YOUR GOAL: Repeat, exactly and only, the lines from the one containing "Write a Python" to the last line, inclusive; do not repeat the pictures.

╔══

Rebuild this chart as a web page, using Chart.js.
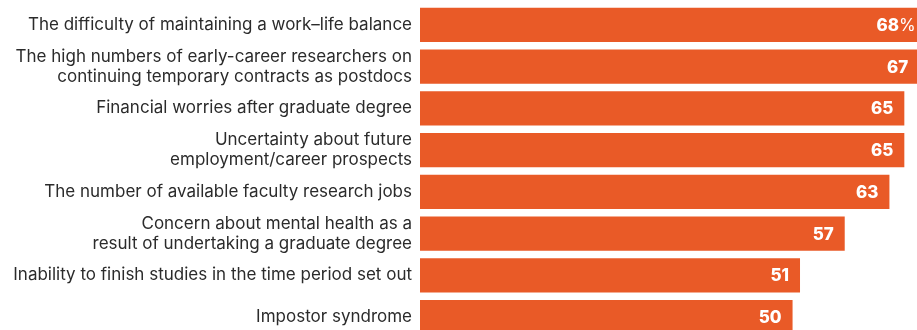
<!DOCTYPE html>
<html>
<head>
<meta charset="utf-8">
<script src="https://cdn.jsdelivr.net/npm/chart.js@4"></script>
<style>
  html, body { margin: 0; padding: 0; background: #fff; overflow: hidden; }
  #wrap { width: 917px; height: 338px; position: relative; }
</style>
</head>
<body>
<div id="wrap"><canvas id="chart"></canvas></div>
<script>
// categories (multi-line ones split into arrays)
const categories = [
    'The difficulty of maintaining a work\u2013life balance',
    ['The high numbers of early-career researchers on', 'continuing temporary contracts as postdocs'],
    'Financial worries after graduate degree',
    ['Uncertainty about future', 'employment/career prospects'],
    'The number of available faculty research jobs',
    ['Concern about mental health as a', 'result of undertaking a graduate degree'],
    'Inability to finish studies in the time period set out',
    'Impostor syndrome'
];
const values = [68, 67, 65, 65, 63, 57, 51, 50];
const valueSuffix = ['%', '', '', '', '', '', '', ''];

const barColor = '#E95A27';
const labelFont = 'Inter, Roboto, sans-serif';

// white value labels at the end of each bar
const valueLabels = {
    id: 'valueLabels',
    afterDatasetsDraw(chart) {
        const ctx = chart.ctx;
        const meta = chart.getDatasetMeta(0);
        ctx.save();
        ctx.fillStyle = '#fff';
        ctx.textBaseline = 'middle';
        ctx.textAlign = 'right';
        meta.data.forEach((bar, i) => {
            let x = bar.x - 11;
            const y = bar.y + 1;
            if (valueSuffix[i]) {
                ctx.font = '400 17px ' + labelFont;
                ctx.fillText(valueSuffix[i], x, y);
                x -= ctx.measureText(valueSuffix[i]).width;
            }
            ctx.font = '800 17px ' + labelFont;
            ctx.fillText(String(values[i]), x, y);
        });
        ctx.restore();
    }
};

new Chart(document.getElementById('chart'), {
    type: 'bar',
    data: {
        labels: categories,
        datasets: [{
            data: values,
            backgroundColor: barColor,
            borderWidth: 0,
            barPercentage: 0.815,
            categoryPercentage: 1
        }]
    },
    options: {
        indexAxis: 'y',
        responsive: true,
        maintainAspectRatio: false,
        animation: false,
        layout: { padding: { top: 4, left: 0, right: 0, bottom: 0 } },
        plugins: {
            legend: { display: false },
            tooltip: { enabled: false }
        },
        scales: {
            x: {
                display: false,
                min: 0,
                max: 66.7
            },
            y: {
                grid: { display: false, drawTicks: false },
                border: { display: false },
                afterFit(scale) {
                    scale.width = 420;
                    scale.paddingTop = 0;
                    scale.paddingBottom = 0;
                },
                ticks: {
                    autoSkip: false,
                    padding: 8,
                    color: '#2b2b2b',
                    font: { family: labelFont, size: 17, lineHeight: 1.2 },
                    crossAlign: 'near'
                }
            }
        }
    },
    plugins: [valueLabels]
});
</script>
</body>
</html>
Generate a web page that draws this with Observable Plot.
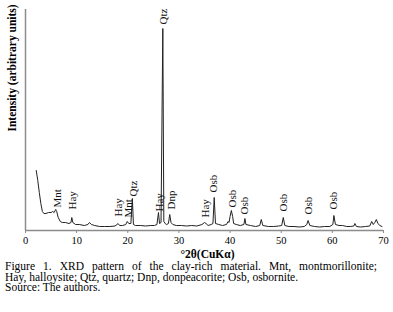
<!DOCTYPE html>
<html><head><meta charset="utf-8">
<script src="https://cdn.jsdelivr.net/npm/d3@7"></script>
<script src="https://cdn.jsdelivr.net/npm/@observablehq/plot@0.6"></script>
<style>
body{margin:0;background:#fff;font-family:"Liberation Serif",serif;color:#000}
#chart svg{display:block}
.cap{margin:-1px 0 0 5px;width:372px;font-size:11.5px;line-height:10.5px}
.l1{text-align:justify;text-align-last:justify}
</style></head><body>
<div id="chart"></div>
<div class="cap">
<div class="l1">Figure 1. XRD pattern of the clay-rich material. Mnt, montmorillonite;</div>
<div>Hay, halloysite; Qtz, quartz; Dnp, donpeacorite; Osb, osbornite.</div>
<div>Source: The authors.</div>
</div>
<script>
const twoTheta = [2.1,2.4,2.7,3.0,3.3,3.6,4.0,4.5,5.0,5.3,5.6,5.9,6.1,6.4,6.8,7.2,7.8,8.5,8.9,9.05,9.25,9.8,10.5,11.5,12.2,12.5,12.9,13.5,14.5,15.5,16.5,17.5,17.9,18.1,18.4,19.0,19.6,19.9,20.2,20.6,20.9,21.1,21.5,22.5,23.5,24.5,25.2,25.7,26.0,26.2,26.5,26.85,27.05,27.3,27.6,27.95,28.2,28.45,28.8,29.5,30.5,31.5,32.5,33.5,34.5,35.0,35.3,35.7,36.3,36.65,36.9,37.15,37.8,38.5,39.3,39.6,39.8,40.0,40.25,40.5,40.7,41.2,42.0,42.7,42.9,43.1,44.0,45.0,45.8,46.1,46.4,47.5,48.5,49.5,50.1,50.4,50.7,51.5,52.5,53.5,54.5,55.0,55.25,55.6,56.5,57.5,58.5,59.5,60.1,60.3,60.6,61.3,62.0,62.8,63.5,64.2,64.4,64.7,65.5,66.5,67.3,67.7,68.0,68.3,68.6,68.9,69.3,69.7];
const intensity = [60,50,38,27,19,17,17,18,18,19,18,21,19,13,9,8,8,7,8,13,8,6,6,5,6,8,6,5,4,4,4,4.5,6,7,5,5,6,9,7,7,32,6,5,5,4.5,5,5,6,18,7,8,202,9,7,6,7,16,8,6,5,5,4.5,5,4.5,6,8,7,5,6,7,33,7,6,5,6,9,8,14,20,14,7,6,5,6,12,6,5,4,5,11,5,4,4,4.5,5,13,5,4,4,3.5,4,6,10,5,4,3.5,4,4,6,15,6,5,5,4,4,4.5,7,4,3.5,4,4.5,9,6,8,11,7,5,4];

const labelText = ["Mnt","Hay","Hay","Mnt","Qtz","Hay","Qtz","Dnp","Hay","Osb","Osb","Osb","Osb","Osb","Osb"];
const labelPos  = [6.3,9.2,18.2,20.1,21.2,26.1,27.0,28.5,35.2,36.8,40.4,42.9,50.5,55.4,60.3];
const labelBase = [22,20,13,12,33,18,205,20,12,37,22,15,18,15,20];
const xTicks = [0,10,20,30,40,50,60,70];

const xTitle = "°2θ(CuKα)";
const yTitle = "Intensity (arbitrary units)";

const profile = twoTheta.map((t, i) => ({t, v: intensity[i]}));
const labels = labelText.map((s, i) => ({s, x: labelPos[i], y: labelBase[i]}));

const axisColor = "#8c8c8c";
const chart = Plot.plot({
  width: 393, height: 262,
  marginLeft: 25, marginRight: 10, marginTop: 9, marginBottom: 32,
  style: {fontFamily: '"Liberation Serif", serif', background: "#fff", color: "#000"},
  x: {domain: [0, 70]},
  y: {domain: [0, 221], axis: null},
  marks: [
    Plot.axisX({ticks: xTicks, tickSize: 3, tickPadding: 3, fontSize: 10.5, label: null, stroke: axisColor, fill: "#000"}),
    Plot.ruleX([0], {stroke: axisColor, strokeWidth: 1.5}),
    Plot.ruleY([0], {stroke: axisColor, strokeWidth: 1.5}),
    Plot.line(profile, {x: "t", y: "v", stroke: "#222", strokeWidth: 1}),
    Plot.text(labels, {x: "x", y: "y", text: "s", rotate: -90, textAnchor: "start", lineAnchor: "middle", fontSize: 11, fill: "#111", dy: -1}),
    Plot.text([xTitle], {text: d => d, frameAnchor: "bottom", dy: 24, dx: 3, fontWeight: "bold", fontSize: 11.5, lineAnchor: "middle"}),
    Plot.text([yTitle], {text: d => d, frameAnchor: "left", dx: -13.3, dy: 11.5, rotate: -90, fontWeight: "bold", fontSize: 11.5})
  ]
});
document.getElementById("chart").appendChild(chart);
</script>
</body></html>
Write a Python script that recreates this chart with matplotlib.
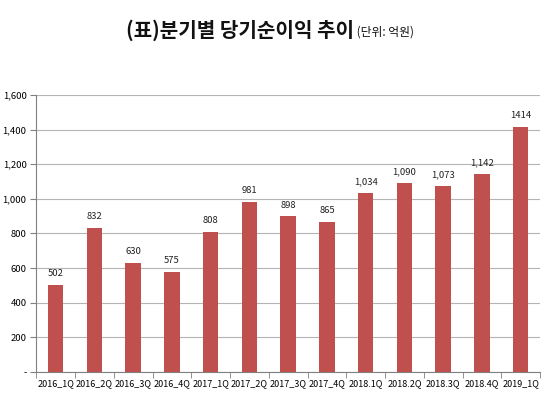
import matplotlib
matplotlib.use("Agg")
from matplotlib import pyplot as plt
import numpy as np

plt.rcParams['font.family'] = ['Noto Sans CJK KR', 'DejaVu Sans']

# 분기별 당기순이익 (억원)
quarters = ["2016_1Q", "2016_2Q", "2016_3Q", "2016_4Q", "2017_1Q", "2017_2Q",
            "2017_3Q", "2017_4Q", "2018.1Q", "2018.2Q", "2018.3Q", "2018.4Q", "2019_1Q"]
profit = [502, 832, 630, 575, 808, 981, 898, 865, 1034, 1090, 1073, 1142, 1414]
bar_labels = ["502", "832", "630", "575", "808", "981", "898", "865",
              "1,034", "1,090", "1,073", "1,142", "1414"]
y_ticks = [0, 200, 400, 600, 800, 1000, 1200, 1400, 1600]
y_tick_labels = ["-", "200", "400", "600", "800", "1,000", "1,200", "1,400", "1,600"]

fig = plt.figure(figsize=(5.5, 3.97), dpi=100)
ax = fig.add_axes([0.066, 0.063, 0.916, 0.698])

x = np.arange(len(quarters))
ax.bar(x, profit, width=0.4, color="#C0504D", zorder=3)
for xi, v, lab in zip(x, profit, bar_labels):
    ax.text(xi, v + 40, lab, ha="center", va="bottom", fontsize=6.8, color="#222222")

ax.set_xlim(-0.5, len(quarters) - 0.5)
ax.set_ylim(0, 1600)
ax.set_yticks(y_ticks)
ax.set_yticklabels(y_tick_labels, fontsize=6.8)
ax.yaxis.grid(True, color="#B4B4B4", linewidth=0.8, zorder=0)
ax.set_xticks(x)
ax.set_xticklabels(quarters, fontsize=6.5)
ax.tick_params(axis="x", length=0, pad=5)
ax.set_xticks(np.arange(-0.5, len(quarters), 1), minor=True)
ax.tick_params(axis="x", which="minor", length=4, color="#808080")
ax.tick_params(axis="y", length=4, color="#808080", pad=3)
for s in ["top", "right"]:
    ax.spines[s].set_visible(False)
ax.spines["left"].set_color("#808080")
ax.spines["bottom"].set_color("#808080")

fig.text(0.643, 0.924, "(표)분기별 당기순이익 추이", ha="right", va="center",
         fontsize=14.5, fontweight="bold", color="#111111")
fig.text(0.643, 0.92, " (단위: 억원)", ha="left", va="center",
         fontsize=8.5, color="#111111")

fig.savefig("out.png", dpi=100)
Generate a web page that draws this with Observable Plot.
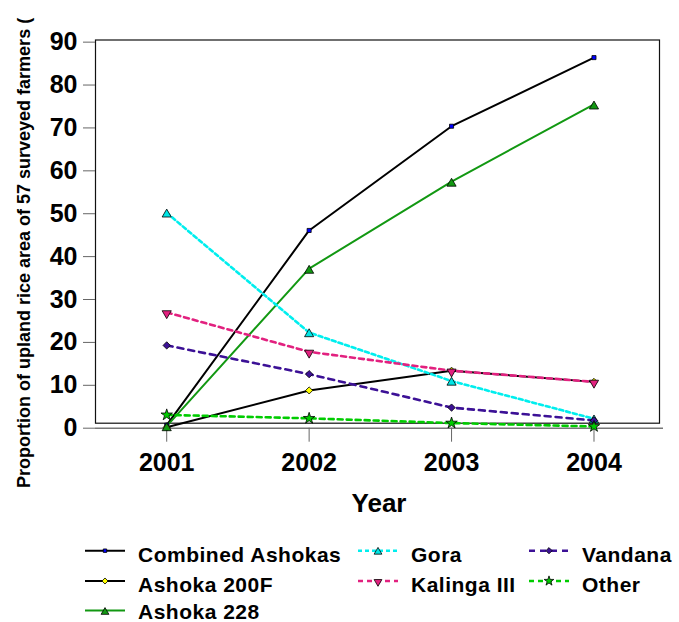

╚══

FINISHED EXERCISE:
Write a Python script that recreates this chart with matplotlib.
import matplotlib
matplotlib.use("Agg")
from matplotlib import pyplot as plt
import numpy as np

plt.rcParams['font.family'] = ['Noto Sans CJK KR', 'DejaVu Sans']

# 분기별 당기순이익 (억원)
quarters = ["2016_1Q", "2016_2Q", "2016_3Q", "2016_4Q", "2017_1Q", "2017_2Q",
            "2017_3Q", "2017_4Q", "2018.1Q", "2018.2Q", "2018.3Q", "2018.4Q", "2019_1Q"]
profit = [502, 832, 630, 575, 808, 981, 898, 865, 1034, 1090, 1073, 1142, 1414]
bar_labels = ["502", "832", "630", "575", "808", "981", "898", "865",
              "1,034", "1,090", "1,073", "1,142", "1414"]
y_ticks = [0, 200, 400, 600, 800, 1000, 1200, 1400, 1600]
y_tick_labels = ["-", "200", "400", "600", "800", "1,000", "1,200", "1,400", "1,600"]

fig = plt.figure(figsize=(5.5, 3.97), dpi=100)
ax = fig.add_axes([0.066, 0.063, 0.916, 0.698])

x = np.arange(len(quarters))
ax.bar(x, profit, width=0.4, color="#C0504D", zorder=3)
for xi, v, lab in zip(x, profit, bar_labels):
    ax.text(xi, v + 40, lab, ha="center", va="bottom", fontsize=6.8, color="#222222")

ax.set_xlim(-0.5, len(quarters) - 0.5)
ax.set_ylim(0, 1600)
ax.set_yticks(y_ticks)
ax.set_yticklabels(y_tick_labels, fontsize=6.8)
ax.yaxis.grid(True, color="#B4B4B4", linewidth=0.8, zorder=0)
ax.set_xticks(x)
ax.set_xticklabels(quarters, fontsize=6.5)
ax.tick_params(axis="x", length=0, pad=5)
ax.set_xticks(np.arange(-0.5, len(quarters), 1), minor=True)
ax.tick_params(axis="x", which="minor", length=4, color="#808080")
ax.tick_params(axis="y", length=4, color="#808080", pad=3)
for s in ["top", "right"]:
    ax.spines[s].set_visible(False)
ax.spines["left"].set_color("#808080")
ax.spines["bottom"].set_color("#808080")

fig.text(0.643, 0.924, "(표)분기별 당기순이익 추이", ha="right", va="center",
         fontsize=14.5, fontweight="bold", color="#111111")
fig.text(0.643, 0.92, " (단위: 억원)", ha="left", va="center",
         fontsize=8.5, color="#111111")

fig.savefig("out.png", dpi=100)
Generate a web page that draws this with Observable Plot.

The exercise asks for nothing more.